# GIVEN INSTRUCTION
Lift every line from the entries that includes the word "this".

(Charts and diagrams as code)
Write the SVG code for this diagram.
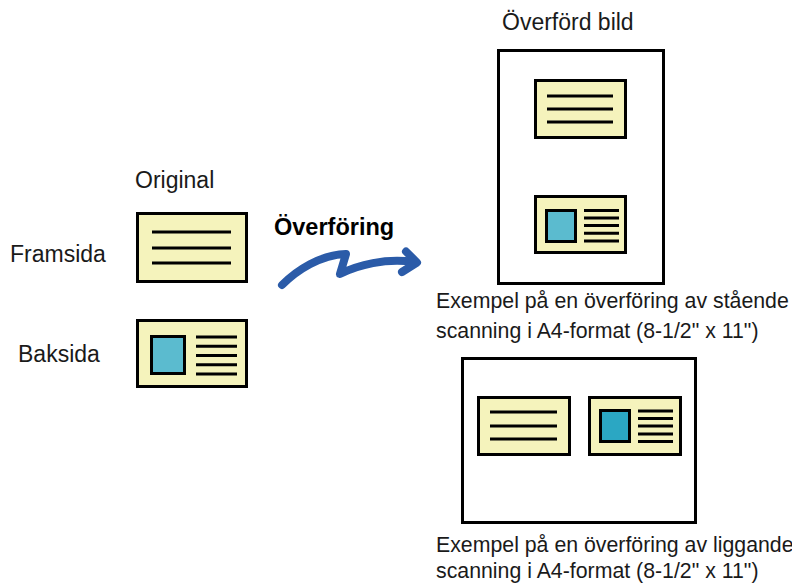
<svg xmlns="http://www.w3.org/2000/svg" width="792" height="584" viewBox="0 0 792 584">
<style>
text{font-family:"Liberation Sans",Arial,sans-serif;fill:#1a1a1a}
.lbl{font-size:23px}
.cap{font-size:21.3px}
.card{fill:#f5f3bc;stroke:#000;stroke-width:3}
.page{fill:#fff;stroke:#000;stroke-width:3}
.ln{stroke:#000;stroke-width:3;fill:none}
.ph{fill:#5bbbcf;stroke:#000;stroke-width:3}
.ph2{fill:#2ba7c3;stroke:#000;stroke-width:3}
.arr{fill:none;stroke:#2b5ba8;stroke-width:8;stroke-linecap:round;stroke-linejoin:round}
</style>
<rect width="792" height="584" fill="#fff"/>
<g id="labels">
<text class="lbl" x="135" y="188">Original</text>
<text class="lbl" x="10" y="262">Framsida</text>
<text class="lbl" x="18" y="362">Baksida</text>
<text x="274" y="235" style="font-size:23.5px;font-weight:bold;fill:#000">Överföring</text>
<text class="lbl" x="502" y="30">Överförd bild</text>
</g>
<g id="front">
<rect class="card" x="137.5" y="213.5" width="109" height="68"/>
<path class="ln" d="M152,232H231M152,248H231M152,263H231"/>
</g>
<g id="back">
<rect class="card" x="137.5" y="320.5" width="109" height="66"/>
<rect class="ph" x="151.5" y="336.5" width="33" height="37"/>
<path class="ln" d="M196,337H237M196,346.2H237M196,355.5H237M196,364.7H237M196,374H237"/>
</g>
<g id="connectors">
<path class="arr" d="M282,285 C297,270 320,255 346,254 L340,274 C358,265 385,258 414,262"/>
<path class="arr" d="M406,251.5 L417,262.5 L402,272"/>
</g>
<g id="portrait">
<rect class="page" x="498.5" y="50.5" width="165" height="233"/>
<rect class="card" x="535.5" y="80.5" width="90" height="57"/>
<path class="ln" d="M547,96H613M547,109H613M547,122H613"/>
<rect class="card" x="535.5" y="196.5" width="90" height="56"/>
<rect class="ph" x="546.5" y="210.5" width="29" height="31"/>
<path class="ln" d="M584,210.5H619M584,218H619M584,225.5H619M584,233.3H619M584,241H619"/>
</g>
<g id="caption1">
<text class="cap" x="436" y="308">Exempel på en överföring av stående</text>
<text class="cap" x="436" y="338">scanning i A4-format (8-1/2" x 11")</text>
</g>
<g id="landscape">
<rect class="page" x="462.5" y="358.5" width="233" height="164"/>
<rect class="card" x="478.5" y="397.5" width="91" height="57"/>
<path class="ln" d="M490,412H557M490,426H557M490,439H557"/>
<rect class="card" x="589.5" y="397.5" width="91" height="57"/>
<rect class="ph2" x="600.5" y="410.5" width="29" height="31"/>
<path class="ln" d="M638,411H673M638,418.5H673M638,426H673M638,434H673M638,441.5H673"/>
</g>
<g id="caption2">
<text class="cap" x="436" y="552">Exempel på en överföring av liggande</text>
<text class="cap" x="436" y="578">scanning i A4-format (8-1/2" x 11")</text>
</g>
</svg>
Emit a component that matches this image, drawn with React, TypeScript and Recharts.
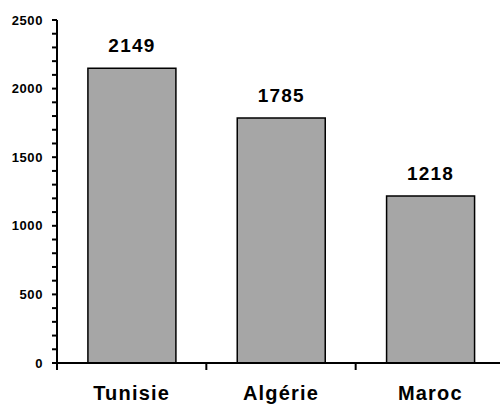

# TASK OUTPUT
Write the SVG code for this diagram.
Emit a component that matches this image, drawn with React, TypeScript and Recharts.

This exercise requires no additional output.